Schwierige Trauerarbeit
Jener 8. Mai markierte einen Wendepunkt in der schwierigen Trauerarbeit, welche die Vereinsführung und die sportliche Leitung nach der Beisetzung Enkes vor große Probleme stellte. „Es war nicht leicht, die Mannschaft zu erreichen“, sagte 96-Sportdirektor Jörg Schmadtke. Nach Enkes Freitod gelang 13-mal kein Sieg. Der Trainerwechsel von Andreas Bergmann zu Mirko Slomka verpuffte zunächst wirkungslos. Slomka startete mit sechs Niederlagen, doch Clubchef Martin Kind hielt an ihm fest. Die ganze Belastung fiel aber erst nach dem Schlusspfiff im Bochumer Ruhrstadion ab.

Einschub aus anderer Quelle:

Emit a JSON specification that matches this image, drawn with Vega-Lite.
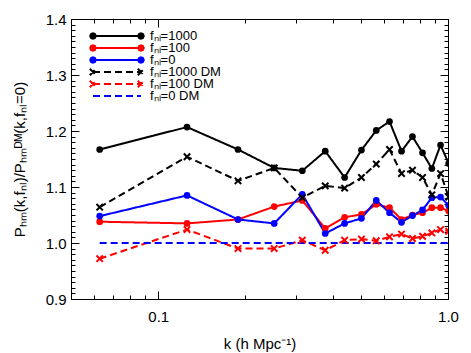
{
"$schema": "https://vega.github.io/schema/vega-lite/v6.json",
"width": 377, "height": 280,
"autosize": {"type": "none"},
"padding": {"left": 71, "top": 19, "right": 23, "bottom": 54},
"background": "white",
"config": {
  "view": {"stroke": "black", "strokeWidth": 1},
  "font": "Liberation Sans",
  "axis": {"domainColor": "black", "tickColor": "black", "labelColor": "black", "titleColor": "black", "grid": false, "labelFont": "Liberation Sans", "titleFont": "Liberation Sans", "labelFontSize": 15, "titleFontSize": 15, "titleFontWeight": "normal", "tickWidth": 1, "domainWidth": 1}
},
"datasets": {
  "d": [
    {"k":0.0628,"v":1.167,"s":"f1000"},{"k":0.1257,"v":1.207,"s":"f1000"},{"k":0.1885,"v":1.167,"s":"f1000"},{"k":0.2513,"v":1.134,"s":"f1000"},{"k":0.3142,"v":1.129,"s":"f1000"},{"k":0.3770,"v":1.164,"s":"f1000"},{"k":0.4398,"v":1.117,"s":"f1000"},{"k":0.5027,"v":1.166,"s":"f1000"},{"k":0.5655,"v":1.201,"s":"f1000"},{"k":0.6283,"v":1.217,"s":"f1000"},{"k":0.6912,"v":1.164,"s":"f1000"},{"k":0.7540,"v":1.190,"s":"f1000"},{"k":0.8168,"v":1.161,"s":"f1000"},{"k":0.8796,"v":1.133,"s":"f1000"},{"k":0.9425,"v":1.175,"s":"f1000"},{"k":1.0053,"v":1.142,"s":"f1000"},
    {"k":0.0628,"v":1.038,"s":"f100"},{"k":0.1257,"v":1.035,"s":"f100"},{"k":0.1885,"v":1.042,"s":"f100"},{"k":0.2513,"v":1.065,"s":"f100"},{"k":0.3142,"v":1.076,"s":"f100"},{"k":0.3770,"v":1.026,"s":"f100"},{"k":0.4398,"v":1.046,"s":"f100"},{"k":0.5027,"v":1.051,"s":"f100"},{"k":0.5655,"v":1.069,"s":"f100"},{"k":0.6283,"v":1.063,"s":"f100"},{"k":0.6912,"v":1.042,"s":"f100"},{"k":0.7540,"v":1.050,"s":"f100"},{"k":0.8168,"v":1.054,"s":"f100"},{"k":0.8796,"v":1.063,"s":"f100"},{"k":0.9425,"v":1.063,"s":"f100"},{"k":1.0053,"v":1.057,"s":"f100"},
    {"k":0.0628,"v":1.048,"s":"f0"},{"k":0.1257,"v":1.085,"s":"f0"},{"k":0.1885,"v":1.042,"s":"f0"},{"k":0.2513,"v":1.035,"s":"f0"},{"k":0.3142,"v":1.087,"s":"f0"},{"k":0.3770,"v":1.017,"s":"f0"},{"k":0.4398,"v":1.035,"s":"f0"},{"k":0.5027,"v":1.044,"s":"f0"},{"k":0.5655,"v":1.076,"s":"f0"},{"k":0.6283,"v":1.054,"s":"f0"},{"k":0.6912,"v":1.037,"s":"f0"},{"k":0.7540,"v":1.049,"s":"f0"},{"k":0.8168,"v":1.059,"s":"f0"},{"k":0.8796,"v":1.081,"s":"f0"},{"k":0.9425,"v":1.082,"s":"f0"},{"k":1.0053,"v":1.067,"s":"f0"},
    {"k":0.0628,"v":1.064,"s":"d1000"},{"k":0.1257,"v":1.154,"s":"d1000"},{"k":0.1885,"v":1.111,"s":"d1000"},{"k":0.2513,"v":1.134,"s":"d1000"},{"k":0.3142,"v":1.081,"s":"d1000"},{"k":0.3770,"v":1.102,"s":"d1000"},{"k":0.4398,"v":1.098,"s":"d1000"},{"k":0.5027,"v":1.117,"s":"d1000"},{"k":0.5655,"v":1.141,"s":"d1000"},{"k":0.6283,"v":1.167,"s":"d1000"},{"k":0.6912,"v":1.124,"s":"d1000"},{"k":0.7540,"v":1.130,"s":"d1000"},{"k":0.8168,"v":1.117,"s":"d1000"},{"k":0.8796,"v":1.086,"s":"d1000"},{"k":0.9425,"v":1.124,"s":"d1000"},{"k":1.0053,"v":1.082,"s":"d1000"},
    {"k":0.0628,"v":0.972,"s":"d100"},{"k":0.1257,"v":1.024,"s":"d100"},{"k":0.1885,"v":0.990,"s":"d100"},{"k":0.2513,"v":0.990,"s":"d100"},{"k":0.3142,"v":1.005,"s":"d100"},{"k":0.3770,"v":0.987,"s":"d100"},{"k":0.4398,"v":1.005,"s":"d100"},{"k":0.5027,"v":1.007,"s":"d100"},{"k":0.5655,"v":1.004,"s":"d100"},{"k":0.6283,"v":1.011,"s":"d100"},{"k":0.6912,"v":1.016,"s":"d100"},{"k":0.7540,"v":1.008,"s":"d100"},{"k":0.8168,"v":1.012,"s":"d100"},{"k":0.8796,"v":1.018,"s":"d100"},{"k":0.9425,"v":1.024,"s":"d100"},{"k":1.0053,"v":1.021,"s":"d100"},
    {"k":0.0628,"v":1.0,"s":"d0"},{"k":0.1257,"v":1.0,"s":"d0"},{"k":0.1885,"v":1.0,"s":"d0"},{"k":0.2513,"v":1.0,"s":"d0"},{"k":0.3142,"v":1.0,"s":"d0"},{"k":0.3770,"v":1.0,"s":"d0"},{"k":0.4398,"v":1.0,"s":"d0"},{"k":0.5027,"v":1.0,"s":"d0"},{"k":0.5655,"v":1.0,"s":"d0"},{"k":0.6283,"v":1.0,"s":"d0"},{"k":0.6912,"v":1.0,"s":"d0"},{"k":0.7540,"v":1.0,"s":"d0"},{"k":0.8168,"v":1.0,"s":"d0"},{"k":0.8796,"v":1.0,"s":"d0"},{"k":0.9425,"v":1.0,"s":"d0"},{"k":1.0053,"v":1.0,"s":"d0"}
  ]
},
"data": {"name": "d"},
"resolve": {"axis": {"x": "independent", "y": "independent"}},
"layer": [
  {
    "mark": {"type": "line", "strokeWidth": 2, "clip": true},
    "encoding": {
      "x": {"field": "k", "type": "quantitative", "scale": {"type": "log", "domain": [0.05, 1.0], "nice": false},
        "axis": {"orient": "bottom", "values": [0.06,0.07,0.08,0.09,0.1,0.2,0.3,0.4,0.5,0.6,0.7,0.8,0.9,1],
          "labelExpr": "datum.value == 0.1 ? '0.1' : (datum.value == 1 ? '1.0' : '')",
          "tickSize": {"condition": {"test": "datum.value == 0.1 || datum.value == 1", "value": -8}, "value": -4},
          "labelPadding": 18, "labelFlush": false, "labelOverlap": false,
          "title": "k (h Mpc⁻¹)", "titlePadding": 8}},
      "y": {"field": "v", "type": "quantitative", "scale": {"domain": [0.9, 1.4], "nice": false, "zero": false},
        "axis": {"orient": "left", "values": [0.9,0.91,0.92,0.93,0.94,0.95,0.96,0.97,0.98,0.99,1.0,1.01,1.02,1.03,1.04,1.05,1.06,1.07,1.08,1.09,1.1,1.11,1.12,1.13,1.14,1.15,1.16,1.17,1.18,1.19,1.2,1.21,1.22,1.23,1.24,1.25,1.26,1.27,1.28,1.29,1.3,1.31,1.32,1.33,1.34,1.35,1.36,1.37,1.38,1.39,1.4],
          "labelExpr": "abs(datum.value*10 - round(datum.value*10)) < 0.001 ? format(datum.value, '.1f') : ''",
          "tickSize": {"condition": {"test": "abs(datum.value*10 - round(datum.value*10)) < 0.001", "value": -8}, "value": -4},
          "labelPadding": 13, "labelFlush": false, "labelOverlap": false,
          "title": "Pₕₘ(k,fₙₗ)/Pₕₘᴰᴹ(k,fₙₗ=0)", "titlePadding": 18}},
      "color": {"field": "s", "type": "nominal",
        "scale": {"domain": ["f1000","f100","f0","d1000","d100","d0"], "range": ["#000000","#ff0000","#0000ff","#000000","#ff0000","#0000ff"]},
        "legend": {"orient": "none", "legendX": 17, "legendY": 12, "title": null, "padding": 0,
          "symbolSize": 2304, "symbolStrokeWidth": 2, "symbolOffset": 4, "clipHeight": 10, "rowPadding": -1.3, "labelOffset": 8,
          "labelFont": "Liberation Sans", "labelFontSize": 13, "labelColor": "black", "labelLimit": 300,
          "labelExpr": "datum.value == 'f1000' ? 'fₙₗ=1000' : datum.value == 'f100' ? 'fₙₗ=100' : datum.value == 'f0' ? 'fₙₗ=0' : datum.value == 'd1000' ? 'fₙₗ=1000 DM' : datum.value == 'd100' ? 'fₙₗ=100 DM' : 'fₙₗ=0 DM'",
          "encode": {"symbols": {"update": {
            "shape": {"signal": "datum.value == 'd0' ? 'M-1,0L1,0' : ((datum.value == 'd1000' || datum.value == 'd100') ? 'M-1,0L1,0M-1.133,-0.133L-0.867,0.133M-1.133,0.133L-0.867,-0.133M0.867,-0.133L1.133,0.133M0.867,0.133L1.133,-0.133' : 'M-1,0L1,0ZM-0.885,0L-0.919,0.081L-1,0.115L-1.081,0.081L-1.115,0L-1.081,-0.081L-1,-0.115L-0.919,-0.081ZM1.115,0L1.081,0.081L1,0.115L0.919,0.081L0.885,0L0.919,-0.081L1,-0.115L1.081,-0.081Z')"},
            "strokeDash": {"signal": "(datum.value == 'd1000' || datum.value == 'd100' || datum.value == 'd0') ? [7,4] : [1,0]"},
            "fill": {"signal": "scale('color', datum.value)"},
            "stroke": {"signal": "scale('color', datum.value)"},
            "strokeWidth": {"value": 2},
            "opacity": {"value": 1}
          }}}}},
      "strokeDash": {"field": "s", "type": "nominal",
        "scale": {"domain": ["f1000","f100","f0","d1000","d100","d0"], "range": [[1,0],[1,0],[1,0],[7,4],[7,4],[7,4]]},
        "legend": null}
    }
  },
  {
    "transform": [{"filter": "datum.s == 'f1000' || datum.s == 'f100' || datum.s == 'f0'"}],
    "mark": {"type": "circle", "size": 45, "opacity": 1, "clip": true},
    "encoding": {
      "x": {"field": "k", "type": "quantitative", "scale": {"type": "log", "domain": [0.05, 1.0], "nice": false},
        "axis": {"orient": "top", "values": [0.06,0.07,0.08,0.09,0.1,0.2,0.3,0.4,0.5,0.6,0.7,0.8,0.9,1], "labels": false, "title": null,
          "tickSize": {"condition": {"test": "datum.value == 0.1 || datum.value == 1", "value": -8}, "value": -4}}},
      "y": {"field": "v", "type": "quantitative", "scale": {"domain": [0.9, 1.4], "nice": false, "zero": false},
        "axis": {"orient": "right", "values": [0.9,0.91,0.92,0.93,0.94,0.95,0.96,0.97,0.98,0.99,1.0,1.01,1.02,1.03,1.04,1.05,1.06,1.07,1.08,1.09,1.1,1.11,1.12,1.13,1.14,1.15,1.16,1.17,1.18,1.19,1.2,1.21,1.22,1.23,1.24,1.25,1.26,1.27,1.28,1.29,1.3,1.31,1.32,1.33,1.34,1.35,1.36,1.37,1.38,1.39,1.4], "labels": false, "title": null,
          "tickSize": {"condition": {"test": "abs(datum.value*10 - round(datum.value*10)) < 0.001", "value": -8}, "value": -4}}},
      "color": {"field": "s", "type": "nominal",
        "scale": {"domain": ["f1000","f100","f0","d1000","d100","d0"], "range": ["#000000","#ff0000","#0000ff","#000000","#ff0000","#0000ff"]},
        "legend": null}
    }
  },
  {
    "transform": [{"filter": "datum.s == 'd1000' || datum.s == 'd100'"}],
    "mark": {"type": "point", "shape": "M-1,-1L1,1M-1,1L1,-1", "size": 41, "strokeWidth": 2, "filled": false, "opacity": 1, "clip": true},
    "encoding": {
      "x": {"field": "k", "type": "quantitative", "scale": {"type": "log", "domain": [0.05, 1.0], "nice": false}, "axis": null},
      "y": {"field": "v", "type": "quantitative", "scale": {"domain": [0.9, 1.4], "nice": false, "zero": false}, "axis": null},
      "color": {"field": "s", "type": "nominal",
        "scale": {"domain": ["f1000","f100","f0","d1000","d100","d0"], "range": ["#000000","#ff0000","#0000ff","#000000","#ff0000","#0000ff"]},
        "legend": null}
    }
  }
]
}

„Alle haben nur den Tod von Robert Enke im Kopf gehabt“, sagte Arnold Bruggink, der das Kapitänsamt von Enke übernommen hatte. Inzwischen hat der Niederländer Hannover 96 verlassen, auch andere Profis wie Enkes Freund Hanno Balitsch oder Jiri Stajner spielen nicht mehr im 96-Team. Neue Spieler kamen, die den Ex-Keeper nicht kannten. Der lange Weg zurück in die Normalität ist so gut wie abgeschlossen. Die neue Mannschaft startete mit fünf Siegen aus zehn Spielen in die laufende Saison und hat laut Clubchef Kind das „Sieger-Gen“ entdeckt.
Enkes erster Todestag am Mittwoch kommender Woche rückt den Selbstmord erneut in den Mittelpunkt. Der Verein ist bemüht, das Thema deutlich kleiner zu fahren als vor einem Jahr, als fast 40.000 Menschen in einer bewegenden Trauerfeier Abschied von dem beliebten Spieler nahmen. Kind, Schmadtke und Ex-Trainer Bergmann, der jetzt wieder die 96-Amateure in der Regionalliga betreut, erhielten für ihr damaliges Trauermanagement viel Lob.
„Es gab kein Lehrbuch“
„Es gab kein Lehrbuch und keinen Ordner. Wir waren überzeugt, dass wir das angemessen und richtig machen“, sagte Präsident Kind. Selbstkritisch räumte er in einem Interview des NDR-Fernsehens ein, dass man einige Sachen anders hätte machen können: „Zum Beispiel, dass die Spieler den Sarg getragen haben, war eine zu große Belastung für sie.“ Andere Entscheidungen, etwa die Rückennummer eins nicht mehr zu vergeben, hat der Verein bereits revidiert.
Am ersten Todestag wollen der DFB und Hannover 96 Kränze auf Enkes Grab in Empede bei Neustadt in der Region Hannover niederlegen. Trauernde Fans erhalten in der Nähe des Stadions eine Möglichkeit, sich an den Torwart zu erinnern. Ein Gedenkgottesdienst ist derzeit nicht geplant, auch keine Gedenkminute und kein Trauerflor beim Heimspiel am Sonntag gegen Tabellenführer Borussia Dortmund.